Yes, i'm still posting....My Object Essay: The Penny

Have you ever felt lost? Have you ever felt like out of every person, and every thing, and every sound, and sight and taste, and smell, like you were just blending in; you were washing away with the tides; blowing away with the wind? Sometimes as I drive down the street I look to the people in the cars around me and wonder: 'Where have they been?', “What have they done?', 'Where will they go?'. Walking in to the convenience store I filled my drink at the machines and carried it to the register. “Just a refill today?” the tired man behind the counter asked.
“Yes, That's all.” He tapped a few keys and asked me for a grand total of seventy four cents. I handed him three quarters and he popped the till. What he handed back to me I thought nothing of. I wrapped my fist around the cool round of copper, grabbed my drink and headed to my car, forgetting it was even there. I opened my fist to pull my car door handle and I heard the quiet clinking of the copper hitting asphalt. My initial thought was to just continue on my way; to get into my car and drive to my next stop, but as I looked to the ground I watched the small, worn, miniscule representation of currency roll about a foot southbound from where it fell and land face up near the front wheel of my car. Remembering the old riddle from my childhood, and being the superstitious believer in luck that I am, I picked the coin up and flipped it between my pointer finger and thumb for a moment before climbing into my car and dropping it into the empty cup-holder on my right.

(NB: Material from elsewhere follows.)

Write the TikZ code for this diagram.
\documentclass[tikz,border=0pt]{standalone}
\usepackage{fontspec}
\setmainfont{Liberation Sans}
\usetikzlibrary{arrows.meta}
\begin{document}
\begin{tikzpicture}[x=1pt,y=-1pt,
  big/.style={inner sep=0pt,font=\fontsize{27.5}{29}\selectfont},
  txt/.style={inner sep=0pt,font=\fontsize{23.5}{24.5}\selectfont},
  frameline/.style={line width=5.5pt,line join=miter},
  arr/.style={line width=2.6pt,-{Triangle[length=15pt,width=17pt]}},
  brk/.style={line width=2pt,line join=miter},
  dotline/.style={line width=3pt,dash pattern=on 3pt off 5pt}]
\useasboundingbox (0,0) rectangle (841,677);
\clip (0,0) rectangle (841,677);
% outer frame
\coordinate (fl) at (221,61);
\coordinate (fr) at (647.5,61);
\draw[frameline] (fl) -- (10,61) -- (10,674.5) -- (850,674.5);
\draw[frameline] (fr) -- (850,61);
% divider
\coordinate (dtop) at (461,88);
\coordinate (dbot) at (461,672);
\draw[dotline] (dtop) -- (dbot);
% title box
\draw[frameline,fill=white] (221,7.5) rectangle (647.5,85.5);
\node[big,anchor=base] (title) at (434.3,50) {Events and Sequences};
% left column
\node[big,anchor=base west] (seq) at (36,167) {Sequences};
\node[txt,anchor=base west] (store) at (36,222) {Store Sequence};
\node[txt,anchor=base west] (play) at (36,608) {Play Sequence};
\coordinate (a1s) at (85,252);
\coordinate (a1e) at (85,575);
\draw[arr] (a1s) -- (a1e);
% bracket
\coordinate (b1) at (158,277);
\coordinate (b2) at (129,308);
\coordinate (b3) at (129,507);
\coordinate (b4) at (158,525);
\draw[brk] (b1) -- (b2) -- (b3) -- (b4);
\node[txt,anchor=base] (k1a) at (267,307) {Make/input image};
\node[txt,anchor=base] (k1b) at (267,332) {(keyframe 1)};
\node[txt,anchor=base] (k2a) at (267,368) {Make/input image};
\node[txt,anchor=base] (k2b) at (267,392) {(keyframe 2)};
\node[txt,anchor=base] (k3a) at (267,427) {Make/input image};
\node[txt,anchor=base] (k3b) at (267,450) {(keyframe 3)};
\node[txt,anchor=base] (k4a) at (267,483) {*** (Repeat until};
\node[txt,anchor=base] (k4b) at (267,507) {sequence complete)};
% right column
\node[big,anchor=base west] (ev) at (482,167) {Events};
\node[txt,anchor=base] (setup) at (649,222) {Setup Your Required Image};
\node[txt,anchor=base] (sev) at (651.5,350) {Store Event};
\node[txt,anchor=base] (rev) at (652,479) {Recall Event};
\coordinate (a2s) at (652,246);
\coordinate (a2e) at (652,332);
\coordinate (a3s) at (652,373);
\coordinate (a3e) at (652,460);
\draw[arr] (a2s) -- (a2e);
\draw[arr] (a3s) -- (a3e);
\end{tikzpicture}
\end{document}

My day went on as it normally would. I went through the basic routine: go to school, grab the mail, change my clothes, go to work, make some dinner, settle down, do some homework, and finally lie down. Nothing extraordinary took place. I did not win the lottery. I did not solve world hunger. I didn't find a ten dollar bill on the ground. I did not land an internship I was after. No form of luck rewarded me in any way for rescuing that meaningless coin from between the yellow lines in the convenience store parking lot. Then I began to think. Why was I expecting reward from such a rewarding item in the first place. Who knows where this coin had been, or what it had meant to those who held it before I did. Something held of such low esteem to the majority of our vast American population, could have done great things in it's past, just like anything else that wanders.
Where had this coin been? Had it clinked against others of it's kind in the pocket of a great man: a senator or a congressman? Had it scratched the final circle on the lottery ticket that had won a family millions? Had it been the coin to flip with a bet on the line, tails meaning tragedy for one and solace for the opposing? Maybe it had been the final piece to something greater. The last coin needed, found on some cold black piece of ground, that a poor man needed to buy something to eat. It may have been the saving grace to a girl, stranded, in need of just enough to use the nearest payphone. Where had it been? What had it seen? What would it be like to know what this small coin knows?
Suddenly I felt an overwhelming sense of envy for this penny, this item branded by society as useless and miniscule, but as I looked it over, and contemplated it's life, it's meaning, all I could help but see was this beautiful object; it had been minted the same year as I, but it had surely seen so much more.